What is iron and what are its atomic number and symbol?

Iron is a chemical element with the symbol Fe and atomic number 26. It is a metal belonging to the first transition series and group 8 of the periodic table, and by mass it is the most common element on Earth.

Why is iron the most abundant element on Earth but only fourth in the crust?

Most of Earth's iron is concentrated in the inner and outer core, which together make up 35 percent of the planet's mass. In the crust, iron amounts to only about 5 percent of the mass, making it the fourth most abundant element there after oxygen, silicon, and aluminium.

When did humans start smelting iron and begin the Iron Age?
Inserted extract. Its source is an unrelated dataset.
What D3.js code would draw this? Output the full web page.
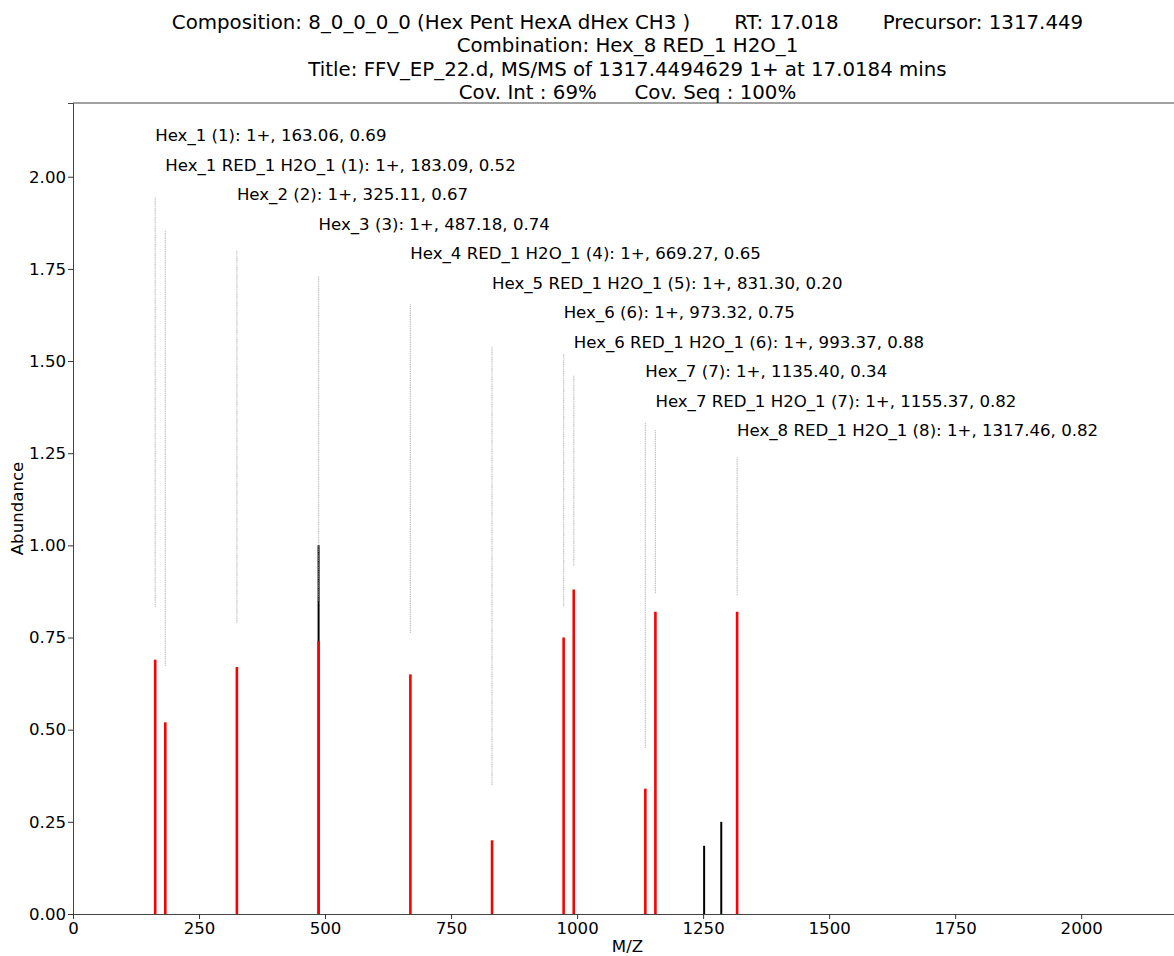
<!DOCTYPE html>
<html>
<head>
<meta charset="utf-8">
<script src="https://cdn.jsdelivr.net/npm/d3@7"></script>
<style>
  body { margin: 0; background: #fff; }
  svg { display: block; font-family: "DejaVu Sans", sans-serif; }
</style>
</head>
<body>
<script>
// matched fragments
const fragNames = ['Hex_1', 'Hex_1 RED_1 H2O_1', 'Hex_2', 'Hex_3', 'Hex_4 RED_1 H2O_1',
  'Hex_5 RED_1 H2O_1', 'Hex_6', 'Hex_6 RED_1 H2O_1', 'Hex_7', 'Hex_7 RED_1 H2O_1', 'Hex_8 RED_1 H2O_1'];
const fragDepth = [1, 1, 2, 3, 4, 5, 6, 6, 7, 7, 8];
const fragMz = [163.06, 183.09, 325.11, 487.18, 669.27, 831.30, 973.32, 993.37, 1135.40, 1155.37, 1317.46];
const fragInt = [0.69, 0.52, 0.67, 0.74, 0.65, 0.20, 0.75, 0.88, 0.34, 0.82, 0.82];
// annotation label heights and dotted guide ends
const labelY = [2.12, 2.04, 1.96, 1.88, 1.80, 1.72, 1.64, 1.56, 1.48, 1.40, 1.32];
const guideLow = [0.833, 0.673, 0.79, 0.85, 0.762, 0.35, 0.835, 0.945, 0.45, 0.87, 0.865];
const guideHigh = [1.946, 1.856, 1.80, 1.73, 1.655, 1.54, 1.52, 1.46, 1.335, 1.313, 1.24];

// unmatched peaks (black)
const otherMz = [487.18, 1252, 1286];
const otherInt = [1.00, 0.185, 0.25];

const xTicks = [0, 250, 500, 750, 1000, 1250, 1500, 1750, 2000];
const yTicks = [0, 0.25, 0.5, 0.75, 1.0, 1.25, 1.5, 1.75, 2.0];

const titleLines = [
  'Composition: 8_0_0_0_0 (Hex Pent HexA dHex CH3 )       RT: 17.018       Precursor: 1317.449',
  'Combination: Hex_8 RED_1 H2O_1',
  'Title: FFV_EP_22.d, MS/MS of 1317.4494629 1+ at 17.0184 mins',
  'Cov. Int : 69%      Cov. Seq : 100%'
];

const width = 1174, height = 956;
const margin = { left: 73, top: 103, right: -8, bottom: 42 };
const fs = 16.6;

const svg = d3.select('body').append('svg')
  .attr('width', width)
  .attr('height', height);

const x = d3.scaleLinear()
  .domain([0, 2200])
  .range([margin.left, width - margin.right]);

const y = d3.scaleLinear()
  .domain([0, 2.2])
  .range([height - margin.bottom, margin.top]);

const g = svg.append('g');

// dotted guide lines
g.append('g').selectAll('line')
  .data(fragMz)
  .join('line')
  .attr('x1', d => x(d)).attr('x2', d => x(d))
  .attr('y1', (d, i) => y(guideLow[i]))
  .attr('y2', (d, i) => y(guideHigh[i]))
  .attr('stroke', '#c4c4c4')
  .attr('stroke-width', 1.2)
  .attr('stroke-dasharray', '1.2,0.6');

// unmatched peaks
g.append('g').selectAll('line')
  .data(otherMz)
  .join('line')
  .attr('x1', d => x(d)).attr('x2', d => x(d))
  .attr('y1', y(0))
  .attr('y2', (d, i) => y(otherInt[i]))
  .attr('stroke', '#000')
  .attr('stroke-width', 2);

// guide drawn over the black peak reads darker, like the original
g.append('line')
  .attr('x1', x(fragMz[3])).attr('x2', x(fragMz[3]))
  .attr('y1', y(guideLow[3])).attr('y2', y(otherInt[0]))
  .attr('stroke', '#999')
  .attr('stroke-width', 1.4)
  .attr('stroke-dasharray', '1.2,0.6')
  .attr('opacity', 0.7);

// matched peaks
g.append('g').selectAll('line')
  .data(fragMz)
  .join('line')
  .attr('x1', d => x(d)).attr('x2', d => x(d))
  .attr('y1', y(0))
  .attr('y2', (d, i) => y(fragInt[i]))
  .attr('stroke', '#ff0000')
  .attr('stroke-width', 2.6);

// annotations
g.append('g').selectAll('text')
  .data(fragMz)
  .join('text')
  .attr('x', d => x(d))
  .attr('y', (d, i) => y(labelY[i]))
  .attr('dy', '0.52em')
  .attr('font-size', fs)
  .attr('fill', '#000')
  .text((d, i) => `${fragNames[i]} (${fragDepth[i]}): 1+, ${d.toFixed(2)}, ${fragInt[i].toFixed(2)}`);

// axes
const xAxis = svg.append('g')
  .attr('transform', `translate(0,${y(0)})`)
  .call(d3.axisBottom(x).tickValues(xTicks).tickSize(5).tickPadding(3).tickFormat(d3.format('d')));

const yAxis = svg.append('g')
  .attr('transform', `translate(${margin.left},0)`)
  .call(d3.axisLeft(y).tickValues(yTicks).tickSize(5).tickPadding(2).tickFormat(d3.format('.2f')));

[xAxis, yAxis].forEach(a => {
  a.selectAll('text').attr('font-size', fs).attr('fill', '#000').attr('font-family', '"DejaVu Sans", sans-serif');
  a.selectAll('line').attr('stroke', '#333');
  a.select('.domain').attr('stroke', '#444').attr('stroke-width', 1);
});

// top spine
svg.append('line')
  .attr('x1', margin.left).attr('x2', width)
  .attr('y1', y(2.2)).attr('y2', y(2.2))
  .attr('stroke', '#444');

// axis labels
svg.append('text')
  .attr('x', (x(0) + x(2200)) / 2)
  .attr('y', 952)
  .attr('text-anchor', 'middle')
  .attr('font-size', fs)
  .text('M/Z');

svg.append('text')
  .attr('transform', `translate(23,${(y(0) + y(2.2)) / 2}) rotate(-90)`)
  .attr('text-anchor', 'middle')
  .attr('font-size', fs)
  .text('Abundance');

// title
svg.append('g').selectAll('text')
  .data(titleLines)
  .join('text')
  .attr('x', (x(0) + x(2200)) / 2)
  .attr('y', (d, i) => 22 + i * 23.3)
  .attr('dy', '0.36em')
  .attr('text-anchor', 'middle')
  .attr('font-size', 19.8)
  .attr('xml:space', 'preserve')
  .style('white-space', 'pre')
  .text(d => d);
</script>
</body>
</html>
Humans began mastering iron smelting in Eurasia during the 2nd millennium BC, with iron tools and weapons displacing copper alloys in some regions only around 1200 BC. The Hittites smelted iron between 1500 and 1200 BC, and after their empire fell in 1180 BC the practice spread, opening the Iron Age.

Why does iron rust and how much does rust cost the world?

Iron rusts because it reacts readily with oxygen and water to form brown-to-black hydrated iron oxides. Unlike protective oxide layers on some metals, rust occupies more volume than the metal and flakes off, exposing fresh surface to keep corroding. Protecting iron from rust costs over 1 percent of the world's economy.

How much iron is in the human body and what does it do?

An adult human body contains about four grams of iron, roughly 0.005 percent of body weight, with about three quarters in hemoglobin. Iron carries oxygen in hemoglobin and stores it in myoglobin, and only about one milligram is absorbed each day because the body recycles its hemoglobin.

What is ferrocene and why was its discovery important?

Ferrocene is a remarkably stable sandwich compound of iron discovered in 1951 by Pauson and Kealy and independently by Miller and colleagues. Its surprising molecular structure, determined a year later by Woodward and Wilkinson and by Fischer, transformed organometallic chemistry in the 1950s and remains a key tool in the field.